The calculation of the spatial proportion of the parcels for development is carried out by irregular cellular automata and based on four criteria of neighborhood, physical proportion, accessibility and constraints. Twelve effective factors were classified in proportion with these criteria and were normalized before the combination. The overall proportion of each land parcel has been calculated based on weighted linear combination function. In the next steps, the activity of the agents starts in the model. Many actors play roles in the development of the urban environment.

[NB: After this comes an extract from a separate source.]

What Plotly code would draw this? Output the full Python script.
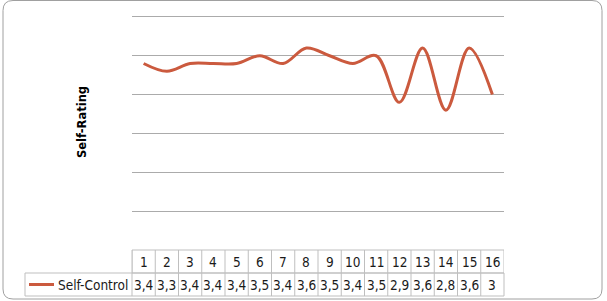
import plotly.graph_objects as go

categories = list(range(1, 17))
self_control = [3.4, 3.3, 3.4, 3.4, 3.4, 3.5, 3.4, 3.6, 3.5, 3.4, 3.5, 2.9, 3.6, 2.8, 3.6, 3.0]
series_name = "Self-Control"
axis_title = "Self-Rating"

W, H = 607, 301
LINE_COLOR = "#CB5A3E"
GRID = "#ABABAB"
BORDER = "#BFBFBF"
FONT = "DejaVu Sans Condensed, DejaVu Sans"
TXT = "#1A1A1A"

def px_x(p):
    return p / W

def px_y(p):
    return (H - p) / H

plot_left, plot_right = 132, 504
plot_bottom = 250
unit_px = 77.7  # pixels per rating unit
y_min, y_max = 1, 4.2
plot_top = plot_bottom - (y_max - y_min) * unit_px
row1_bottom = 273
row2_bottom = 296
legend_left = 25

fig = go.Figure()
fig.add_trace(go.Scatter(
    x=categories, y=self_control, mode="lines",
    line=dict(color=LINE_COLOR, width=3, shape="spline", smoothing=1.0),
    name=series_name, showlegend=False, hoverinfo="skip",
))

shapes = []
r = 10
x0, x1, y0, y1 = 3, 602, 0.5, 299
def P(x, y):
    return f"{px_x(x)},{px_y(y)}"
path = (f"M {P(x0+r,y0)} L {P(x1-r,y0)} Q {P(x1,y0)} {P(x1,y0+r)} L {P(x1,y1-r)} "
        f"Q {P(x1,y1)} {P(x1-r,y1)} L {P(x0+r,y1)} Q {P(x0,y1)} {P(x0,y1-r)} "
        f"L {P(x0,y0+r)} Q {P(x0,y0)} {P(x0+r,y0)} Z")
shapes.append(dict(type="path", xref="paper", yref="paper", path=path,
                   line=dict(color="#A0A0A0", width=1), layer="below"))

shapes.append(dict(type="rect", xref="x", yref="paper",
                   x0=categories[0] - 0.5, x1=categories[-1] + 0.5,
                   y0=px_y(row1_bottom), y1=px_y(plot_bottom),
                   line=dict(color=BORDER, width=1)))
shapes.append(dict(type="rect", xref="paper", yref="paper",
                   x0=px_x(legend_left), x1=px_x(plot_right),
                   y0=px_y(row2_bottom), y1=px_y(row1_bottom),
                   line=dict(color=BORDER, width=1)))
for c in categories[:-1]:
    shapes.append(dict(type="line", xref="x", yref="paper",
                       x0=c + 0.5, x1=c + 0.5,
                       y0=px_y(row2_bottom), y1=px_y(plot_bottom),
                       line=dict(color=BORDER, width=1)))
shapes.append(dict(type="line", xref="paper", yref="paper",
                   x0=px_x(plot_left), x1=px_x(plot_left),
                   y0=px_y(row2_bottom), y1=px_y(plot_bottom),
                   line=dict(color=BORDER, width=1)))
shapes.append(dict(type="line", xref="paper", yref="paper",
                   x0=px_x(29), x1=px_x(54), y0=px_y(284.5), y1=px_y(284.5),
                   line=dict(color=LINE_COLOR, width=3)))

annotations = []
def fmt(v):
    s = f"{v:g}"
    return s.replace(".", ",")

FS = 13.5
for c, v in zip(categories, self_control):
    annotations.append(dict(x=c, y=px_y((plot_bottom + row1_bottom) / 2), xref="x", yref="paper",
                            text=str(c), showarrow=False, xanchor="center", yanchor="middle",
                            font=dict(family=FONT, size=FS, color=TXT)))
    annotations.append(dict(x=c, y=px_y((row1_bottom + row2_bottom) / 2), xref="x", yref="paper",
                            text=fmt(v), showarrow=False, xanchor="center", yanchor="middle",
                            font=dict(family=FONT, size=FS, color=TXT)))
annotations.append(dict(x=px_x(55.5), y=px_y((row1_bottom + row2_bottom) / 2), xref="paper", yref="paper",
                        text=series_name, showarrow=False, xanchor="left", yanchor="middle",
                        font=dict(family=FONT, size=FS, color=TXT)))
annotations.append(dict(x=px_x(82), y=px_y(122), xref="paper", yref="paper",
                        text=f"<b>{axis_title}</b>", textangle=-90, showarrow=False,
                        xanchor="center", yanchor="middle",
                        font=dict(family="DejaVu Sans", size=11.5, color="#000000")))

fig.update_layout(
    width=W, height=H, margin=dict(l=0, r=0, t=0, b=0),
    paper_bgcolor="white", plot_bgcolor="white",
    xaxis=dict(domain=[px_x(plot_left), px_x(plot_right)], range=[0.5, 16.5],
               showgrid=False, zeroline=False, showticklabels=False, ticks="",
               showline=False, fixedrange=True),
    yaxis=dict(domain=[px_y(plot_bottom), px_y(plot_top)], range=[y_min, y_max],
               tickvals=[1, 1.5, 2, 2.5, 3, 3.5, 4], showgrid=True, gridcolor=GRID, gridwidth=1,
               zeroline=False, showticklabels=False, ticks="", showline=False,
               fixedrange=True),
    shapes=shapes, annotations=annotations, showlegend=False,
)

fig.write_html("out.html")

In this research, the agents are classified into 3 general classes of urban planning agent, developing agents and family agents. The family agents were classified into 3 classes of families with high, medium and low income according to the income level of the families. The urban planning agent estimates land demands and issues the segmentation permits for a number of lands. The developing agent calculates the profitability of the parcels, and segments those having separation permits and high profitability. The family agents search the environment and choose suitable land for habitation based on their preferences. This process is followed up until all family agents are settled and the demands are achieved.
Results and Evaluation
In this research, the output of the model and urban growth map in the study area for the year 2013 (1392) is calculated based on the input data of 2006 (1385). In this research, each time step is considered to be one year. In order to evaluate the model results, real data of 1392 has been used. In this research, the error matrix was used to calculate the accuracy of the results and comparison criterion is Kappa index. The Kappa index is a value between 0 (nonconformance of the calculated and observed maps) and 1 (full match of calculated and observed maps). Although there is no global standard, the Kappa index greater than 0.80 is often considered as a criterion of the proper conformation of calculated and observed maps. The Kappa index in this research was calculated to be 71% based on the error matrix. In this calculation the area of the previous developed regions has been eliminated. Although the elimination of the area related to these regions relatively reduces the overall accuracy of the model, it leads to a more accurate evaluation of the results. The accuracies of the user and producer in the developed lands feature a higher overall accuracy of the model, which can be a reason for desirable design of the model and its adaptation to the reality.
In this research, cellular automata were used to simulate the variations in the status of each land parcel in comparison with different spatial factors. Although the conventional cellular environment in cellular automata methods facilitates the possibility of urban growth modeling, it was attempted in this research to conduct modeling on the scale of irregular polygons of lands and in the form of base parcel. Although the use of cellular automata on this scale makes calculations more complicated and difficult, the results of modeling can be evaluated more realistically. In this research, the agents were classified into 3 general classes of urban planning agent, developing agent and family agents. The family agents were classified into 3 classes of families with high, medium and low income according to the income level of the families. The evaluation of the results with real data showed that the accuracy of the model was 71%. This study has been conducted in a vector structure and local scale that can be extended to other areas. This modeling can be done on a regional scale in future works.